Herr Kollege Rudolph, es ist natürlich etwas strapazierend, schnell einen Gesetzentwurf einzubringen, ohne sich darüber zu informieren, wie gerade auf der Bundesebene darüber diskutiert wird. Das Hessische Behinderten-Gleichstellungsgesetz wird im direkten Zusammenhang mit der Erarbeitung des geplanten Bundesteilhabegesetzes stehen. Wenn man all dies weiß, erkennt man, das ist ein schlechtes Timing.

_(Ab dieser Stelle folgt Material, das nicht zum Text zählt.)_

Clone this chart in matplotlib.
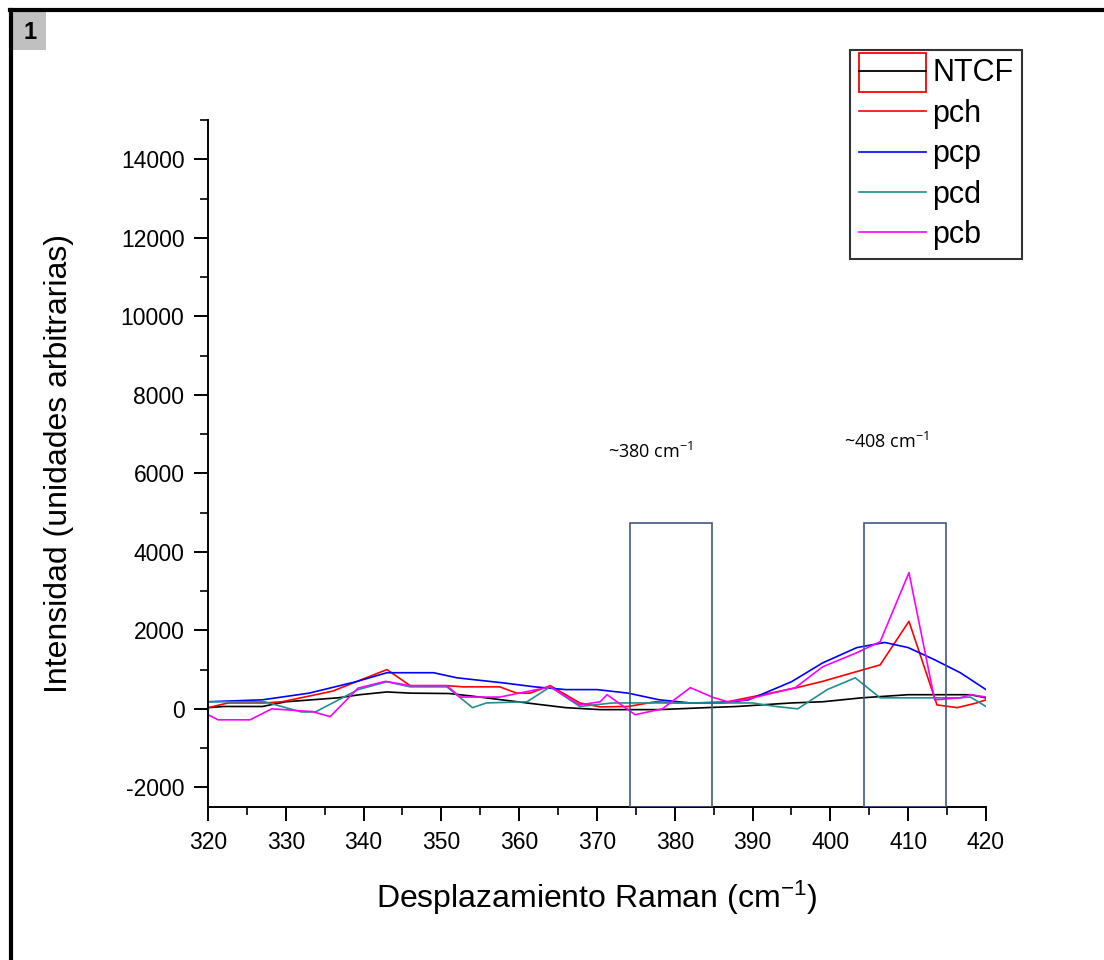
import matplotlib
matplotlib.use("Agg")
import matplotlib.pyplot as plt
from matplotlib.patches import Rectangle
from matplotlib.lines import Line2D
from matplotlib.legend_handler import HandlerBase
from matplotlib.ticker import MultipleLocator

plt.rcParams["font.family"] = ["Liberation Sans", "DejaVu Sans"]
plt.rcParams["mathtext.default"] = "regular"
plt.rcParams["axes.unicode_minus"] = False

# Raman spectra
x_ntcf = [320, 322, 327, 330, 336.7, 339.5, 343, 346, 351, 353.7, 361.8, 366, 370.4, 378, 384, 388, 395, 399, 404, 410, 414, 418, 420]
y_ntcf = [30, 60, 60, 180, 280, 360, 430, 400, 390, 330, 130, 30, -20, -20, 30, 60, 150, 180, 280, 360, 360, 360, 280]

x_pch = [320, 322.6, 327.3, 329.5, 336, 343, 346, 350.7, 352.8, 357.5, 359.7, 361.4, 364, 367.8, 370.4, 374, 377.5, 380.4, 382.6, 386.8, 395.5, 399, 403.4, 406.4, 410.1, 413.7, 416.3, 418.8, 420]
y_pch = [30, 150, 150, 180, 450, 1000, 590, 590, 560, 560, 400, 400, 590, 150, 50, 60, 180, 150, 150, 180, 530, 700, 950, 1120, 2230, 100, 30, 150, 230]

x_pcp = [320, 327, 333, 339, 343, 346, 349, 352, 358, 362, 366, 370, 374, 378, 382, 386, 389.5, 395, 399, 403.4, 407, 410, 413.4, 416.7, 420]
y_pcp = [180, 230, 400, 690, 920, 920, 920, 790, 660, 560, 490, 490, 400, 230, 150, 150, 230, 690, 1170, 1560, 1690, 1560, 1250, 920, 490]

x_pcd = [320, 327.3, 330, 332, 333.8, 339.3, 343, 346, 350.7, 354, 355.8, 361, 364, 367.8, 372, 380, 390, 393, 395.8, 399.6, 403.2, 406.4, 413.2, 416.5, 418, 420]
y_pcd = [180, 180, 30, -80, -80, 490, 690, 560, 560, 30, 150, 180, 560, 60, 150, 150, 150, 60, 0, 490, 790, 280, 280, 280, 300, 60]

x_pcb = [320, 321.3, 325.4, 328.2, 333.4, 335.7, 339.3, 342.8, 346, 350.7, 352.4, 357.5, 364, 367.8, 370.4, 371.3, 374.9, 378.4, 382, 384.8, 386.8, 389, 395.5, 399, 403.4, 406.4, 410.1, 413.4, 416.7, 418, 420]
y_pcb = [-150, -280, -280, 0, -70, -200, 530, 700, 590, 590, 300, 300, 560, 100, 180, 360, -150, 0, 540, 300, 180, 230, 540, 1070, 1430, 1710, 3470, 230, 280, 360, 300]

series = ["NTCF", "pch", "pcp", "pcd", "pcb"]
colors = ["black", "#ff0000", "#0000ff", "#1f8f8f", "#ff00ff"]

box_ranges = [(374.2, 384.8), (404.3, 414.9)]
box_top = 4730
box_labels = ["~380 cm$^{-1}$", "~408 cm$^{-1}$"]
box_label_pos = [(371.4, 6400), (401.7, 6650)]


class BoxLineHandler(HandlerBase):
    # Origin style: line sample with a red frame around it
    def create_artists(self, legend, orig, xd, yd, w, h, fontsize, trans):
        r = Rectangle((-xd, -yd - 0.5 * h), w, 1.85 * h, facecolor="none",
                      edgecolor="#ff0000", lw=1.3, transform=trans)
        ln = Line2D([-xd, -xd + w], [-yd + h / 2, -yd + h / 2], color="black",
                    lw=1.3, transform=trans)
        return [r, ln]


fig = plt.figure(figsize=(11.04, 9.6), dpi=100)
ax = fig.add_axes([0.1884, 0.1594, 0.7047, 0.7156])

data = [(x_ntcf, y_ntcf), (x_pch, y_pch), (x_pcp, y_pcp), (x_pcd, y_pcd), (x_pcb, y_pcb)]
handles = []
for (xs, ys), name, c in zip(data, series, colors):
    h, = ax.plot(xs, ys, color=c, lw=1.2, label=name)
    handles.append(h)

for (x0, x1), lab, (lx, ly) in zip(box_ranges, box_labels, box_label_pos):
    ax.add_patch(Rectangle((x0, -2500), x1 - x0, box_top + 2500, facecolor="none",
                           edgecolor="#3d5a86", lw=1.2, zorder=5))
    ax.text(lx, ly, lab, fontsize=13, family=["Open Sans", "DejaVu Sans"])

ax.set_xlim(320, 420)
ax.set_ylim(-2500, 15000)
ax.xaxis.set_major_locator(MultipleLocator(10))
ax.xaxis.set_minor_locator(MultipleLocator(5))
ax.yaxis.set_major_locator(MultipleLocator(2000))
ax.yaxis.set_minor_locator(MultipleLocator(1000))
ax.spines["top"].set_visible(False)
ax.spines["right"].set_visible(False)
for s in ("left", "bottom"):
    ax.spines[s].set_linewidth(1.4)
ax.tick_params(which="major", direction="out", length=10, width=1.4, labelsize=16.5, pad=7)
ax.tick_params(which="minor", direction="out", length=6, width=1.2)

ax.set_xlabel("Desplazamiento Raman (cm$^{-1}$)", fontsize=23)
ax.set_ylabel("Intensidad (unidades arbitrarias)", fontsize=23)
ax.xaxis.set_label_coords(0.5, -0.105)
ax.yaxis.set_label_coords(-0.172, 0.5)

leg = fig.legend(handles, series, loc="upper left", bbox_to_anchor=(0.770, 0.948),
                 fontsize=22, frameon=True, fancybox=False, edgecolor="black",
                 handlelength=2.2, handletextpad=0.22, borderpad=0.28,
                 labelspacing=0.34, borderaxespad=0,
                 handler_map={handles[0]: BoxLineHandler()})
leg.get_frame().set_linewidth(1.5)

# panel frame and number tag
fig.add_artist(Line2D([0.010, 0.010], [0.0, 0.990], color="black", lw=3, transform=fig.transFigure))
fig.add_artist(Line2D([0.009, 1.0], [0.990, 0.990], color="black", lw=3, transform=fig.transFigure))
fig.add_artist(Rectangle((0.012, 0.948), 0.030, 0.039, facecolor="#c0c0c0", edgecolor="none",
                         transform=fig.transFigure))
fig.text(0.027, 0.966, "1", fontsize=17, fontweight="bold", ha="center", va="center")

fig.savefig("out.png", dpi=100)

Beim Herrn Kollegen Roth sehe ich wenigstens Verständnis dafür, dass wir in vielen inhaltlichen Punkten, etwa der Anpassung an das Wording – dass wir keine unterschiedliche Begriffe verwenden –, nicht weit auseinander sind, dass wir Frauen mit Behinderungen einen höheren Stellenwert einräumen wollen und dass wir verschiedene Punkte, die die SPD-Fraktion in diesem Gesetzentwurf angesprochen hat, in den Ausschüssen fachlich prüfen und eine Anhörung dazu durchführen wollen.

Aber das Timing ist unglücklich. Wenn wir uns jetzt dazu entschließen würden, ein hessisches Gesetz zu machen, und sechs Monate später gäbe es auf der Bundesebene eine Fülle von neuen Regelungen, müssten wir wieder ein Gesetzgebungsverfahren einleiten, um alles neu aufzurollen.

Schon allein dafür ist das Timing schlecht. Aber wir warten die Beratungen ab und lassen uns überraschen. In dieser Stunde ist das für unseren Geschmack einfach zu früh und zu übereilt; denn die Bundesebene hat uns aufgefordert, und wir haben uns mit den anderen Ländern darauf geeinigt, eben diesen Prozess der Evaluation abzuwarten.